Colaba, at the southern tip of Bombay, is a museum of some of the city's best known and most enduring institutions.The Regal cinema, where one can still catch up with the latest Bond, was built in 1933 in the art deco style that would soon engulf the whole area. Phillips is an antiques shop that displays memories of the Raj in splendid showcases made well before Gandhi began his passive resistance. Sindhi restaurants ply their specialities as they have done for 50 years, ever since the ethnic group settled in the city after Partition in 1947. In short, Colaba is the inviolable, untainted Bombay where time stands still.

It is also the place I used to escape to when I lived and worked in the city. Bombayites will rightly tell you the area is 'touristy' and 'unreal'. When one lives in India as a foreigner, however, one occasionally feels the need for the 'bland' food and uncrowded spaces of back home. In these moments, Colaba delivers that quantum of solace.

Most of the time we would go to Leopold's, a restaurant which draws thousands of visitors every day, many of them tourists en route to Goa or elsewhere in India. Once in a while we would dust down our best and head to the waterfront Taj Palace, the classiest hotel in town. Tea for two at the Taj would set you back over €40 - but then you had two waiters standing discreetly behind you in case your scone lost a dollop of clotted cream.

As I write, this world has gone mad. Leopold's has lost two of its charming waiters and several customers to a hail of bullets, and people are using silk curtains to clamber out of the windows at the Taj. Its closest competitor, the Oberoi, apparently has gunmen running down its corridors. At CST (a colonial Gothic revival masterpiece known to all as 'Victoria') train station, the dead bodies of several commuters lie in pools of blood.

The city is no stranger to violence. In 1992-3, communal riots followed by a series of bombings left over 2,000 people dead and the city's residential fabric devastated by segregation and bad blood. Over 200 people died as bombs ripped through crowded commuter trains in 2006. Besides these events, organised crime and communal tensions have been part of Bombay's everyday life for the past 25 years or so.

Indeed, some argue that the very fact that the name 'Bombay' was changed to 'Mumbai' in 1996, signifies this sinister shift. 'Bombay' was synonymous with the cosmopolitanism and free trade of Empire; 'Mumbai', on the other hand, is the Marathi name chosen by the far-right Shiv Sena party, and as such makes the point that the city is the capital of Maharashtra - thus privileging 'sons of the soil' over others.

Tentatively (the news is still 'breaking'), these latest attacks seem to me to be rather specific.

The objective apparently is 'old', timeless Bombay and its hallowed spaces.

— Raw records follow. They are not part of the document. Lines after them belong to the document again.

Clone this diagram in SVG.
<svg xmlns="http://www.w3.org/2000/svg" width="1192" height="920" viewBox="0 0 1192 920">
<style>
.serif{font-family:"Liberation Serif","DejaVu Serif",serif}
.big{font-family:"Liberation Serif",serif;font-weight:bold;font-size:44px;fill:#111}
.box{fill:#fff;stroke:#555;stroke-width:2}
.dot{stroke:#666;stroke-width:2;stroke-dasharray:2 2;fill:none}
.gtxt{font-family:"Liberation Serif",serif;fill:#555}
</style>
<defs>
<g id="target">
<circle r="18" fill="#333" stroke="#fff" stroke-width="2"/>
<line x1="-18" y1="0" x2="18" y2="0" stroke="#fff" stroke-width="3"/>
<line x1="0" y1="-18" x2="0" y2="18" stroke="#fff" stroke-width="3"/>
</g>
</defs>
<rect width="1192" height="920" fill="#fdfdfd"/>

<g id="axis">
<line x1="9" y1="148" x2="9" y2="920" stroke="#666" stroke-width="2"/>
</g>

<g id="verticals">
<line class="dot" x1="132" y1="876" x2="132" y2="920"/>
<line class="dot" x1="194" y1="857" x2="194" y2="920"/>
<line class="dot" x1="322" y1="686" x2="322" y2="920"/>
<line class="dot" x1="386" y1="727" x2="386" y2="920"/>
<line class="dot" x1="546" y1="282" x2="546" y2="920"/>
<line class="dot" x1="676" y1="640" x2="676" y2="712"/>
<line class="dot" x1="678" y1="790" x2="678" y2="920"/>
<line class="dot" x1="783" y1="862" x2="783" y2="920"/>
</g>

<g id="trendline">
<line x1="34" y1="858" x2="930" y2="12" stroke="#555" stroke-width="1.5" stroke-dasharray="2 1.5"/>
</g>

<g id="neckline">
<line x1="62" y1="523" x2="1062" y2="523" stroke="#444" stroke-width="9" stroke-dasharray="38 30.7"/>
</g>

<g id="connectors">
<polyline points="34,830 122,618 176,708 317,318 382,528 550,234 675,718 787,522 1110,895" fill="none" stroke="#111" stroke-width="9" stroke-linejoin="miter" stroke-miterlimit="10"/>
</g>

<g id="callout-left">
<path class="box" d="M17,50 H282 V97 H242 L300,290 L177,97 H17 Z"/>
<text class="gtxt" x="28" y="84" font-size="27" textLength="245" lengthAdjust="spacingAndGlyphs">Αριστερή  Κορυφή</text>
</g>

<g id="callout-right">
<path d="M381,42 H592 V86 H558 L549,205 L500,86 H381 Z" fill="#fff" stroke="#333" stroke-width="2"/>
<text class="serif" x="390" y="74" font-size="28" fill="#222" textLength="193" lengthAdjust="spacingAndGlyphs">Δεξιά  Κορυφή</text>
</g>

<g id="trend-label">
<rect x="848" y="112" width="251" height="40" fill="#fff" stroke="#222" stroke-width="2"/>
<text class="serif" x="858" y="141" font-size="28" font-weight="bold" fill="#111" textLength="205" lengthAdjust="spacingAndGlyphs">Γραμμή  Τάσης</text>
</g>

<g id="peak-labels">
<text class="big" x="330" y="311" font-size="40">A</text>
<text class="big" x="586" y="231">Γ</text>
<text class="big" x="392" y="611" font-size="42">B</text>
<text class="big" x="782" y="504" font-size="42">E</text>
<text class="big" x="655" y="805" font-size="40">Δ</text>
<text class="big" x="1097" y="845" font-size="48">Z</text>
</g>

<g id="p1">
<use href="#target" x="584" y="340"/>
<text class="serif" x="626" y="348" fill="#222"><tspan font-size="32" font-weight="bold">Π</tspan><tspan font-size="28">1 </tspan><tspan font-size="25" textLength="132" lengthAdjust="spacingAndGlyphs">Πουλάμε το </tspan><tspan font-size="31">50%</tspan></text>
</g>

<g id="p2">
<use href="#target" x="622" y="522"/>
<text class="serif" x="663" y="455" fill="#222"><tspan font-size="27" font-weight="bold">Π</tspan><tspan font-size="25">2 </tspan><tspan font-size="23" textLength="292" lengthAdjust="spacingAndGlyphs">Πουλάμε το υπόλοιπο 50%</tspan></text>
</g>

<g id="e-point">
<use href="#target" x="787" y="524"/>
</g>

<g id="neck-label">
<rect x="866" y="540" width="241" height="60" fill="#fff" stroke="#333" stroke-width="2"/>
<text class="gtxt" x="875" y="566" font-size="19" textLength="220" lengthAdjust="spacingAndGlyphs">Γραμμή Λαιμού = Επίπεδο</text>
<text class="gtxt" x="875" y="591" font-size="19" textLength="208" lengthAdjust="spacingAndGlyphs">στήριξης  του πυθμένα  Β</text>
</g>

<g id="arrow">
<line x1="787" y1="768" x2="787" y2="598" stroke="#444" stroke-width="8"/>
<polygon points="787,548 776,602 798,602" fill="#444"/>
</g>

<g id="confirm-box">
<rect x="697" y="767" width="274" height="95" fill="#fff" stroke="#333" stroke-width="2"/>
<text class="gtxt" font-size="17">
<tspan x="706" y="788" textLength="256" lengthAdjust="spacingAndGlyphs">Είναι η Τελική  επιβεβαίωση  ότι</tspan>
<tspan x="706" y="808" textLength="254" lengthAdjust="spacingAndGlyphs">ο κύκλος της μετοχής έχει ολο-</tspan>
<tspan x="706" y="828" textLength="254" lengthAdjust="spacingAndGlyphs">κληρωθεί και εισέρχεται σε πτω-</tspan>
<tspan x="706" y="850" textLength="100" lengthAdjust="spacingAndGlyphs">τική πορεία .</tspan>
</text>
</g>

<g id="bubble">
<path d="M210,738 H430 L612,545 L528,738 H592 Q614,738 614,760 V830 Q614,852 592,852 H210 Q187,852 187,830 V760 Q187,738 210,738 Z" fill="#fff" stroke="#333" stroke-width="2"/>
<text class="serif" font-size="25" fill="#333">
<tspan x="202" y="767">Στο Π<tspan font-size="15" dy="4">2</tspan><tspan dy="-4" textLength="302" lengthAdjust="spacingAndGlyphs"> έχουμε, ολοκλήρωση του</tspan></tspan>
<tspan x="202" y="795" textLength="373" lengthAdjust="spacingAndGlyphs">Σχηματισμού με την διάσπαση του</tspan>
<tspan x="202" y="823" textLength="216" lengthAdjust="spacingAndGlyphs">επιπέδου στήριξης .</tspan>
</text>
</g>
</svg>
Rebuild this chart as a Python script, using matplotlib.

This is what is in common between the Taj, the Oberoi, Leopold's, and Victoria. In the case of the first two, the attacks subvert the city's hierarchies by invading the rarefied spaces of five-star hotels usually patronised by Indian film-stars and royalty, and foreign posh.

It is hard to convey just how segregated and privileged these spaces are - and yet, gunmen penetrated them with impunity. The attack on Leopold's has effectively demolished all illusions of escaping to the touristy, unreal Bombay. The shooting spree at Victoria is significant not least because of its setting, a reminder in brick and mortar of Bombay's aspirations as a cultural and economic crossroads.

The timing is equally telling. The weeks around Christmas are very special for Bombay. The monsoon is long departed and the days are pleasant and the nights cool. Christmas holidays elsewhere free people to travel to India, and these include the millions of people of Indian origin living in diaspora around the world. It is no accident December is called the 'wedding season'. All of which means that the attacks do not just challenge the city's spaces, but also its rhythms.

What the effects of these latest attacks will be is anybody's guess, of course. Certainly a lot depends on who is behind them. (This explains why the Indian press are going on and on about what the terrorists 'look like'.)

I think there are three possible types of outcomes. The first is an escalation of tension between India and its neighbours. When foreign militants stormed the Indian Parliament in 2001, war very nearly broke out between India and Pakistan. Indian politicians seem wisely cautious this time round, but, if the Bombay attackers turn out to be foreign Islamist militants, they will be seen as coming courtesy of the Muslim neighbours.

The second possibility, equally dire, is heightened communal tensions in the city which could easily spill over, just as the Babri mosque business spilled over from Ayodhya in 1992. If the attackers turn out to be homegrown, questions will invariably be asked about relations between particular communities and the state, and the answers might not be conducive to harmony.

Which is why I rather wish 'Al Qaeda' (whatever that means) is behind this. The two great 'advantages' of Al Qaeda are that it is global and faceless - unless we count the face of a man who is probably dead. It would be much easier for Bombayites, and Indians, to unite in the face of an enemy who is neither the 'Pakistani Islamist militant' or the Hindu fanatic living round the corner. This year's wedding season may suffer, tourists may think twice about lunch at Leopold's, but it would still be possible for Bombayites to believe in the continuities, rhythms, and spaces of a cosmopolitan city.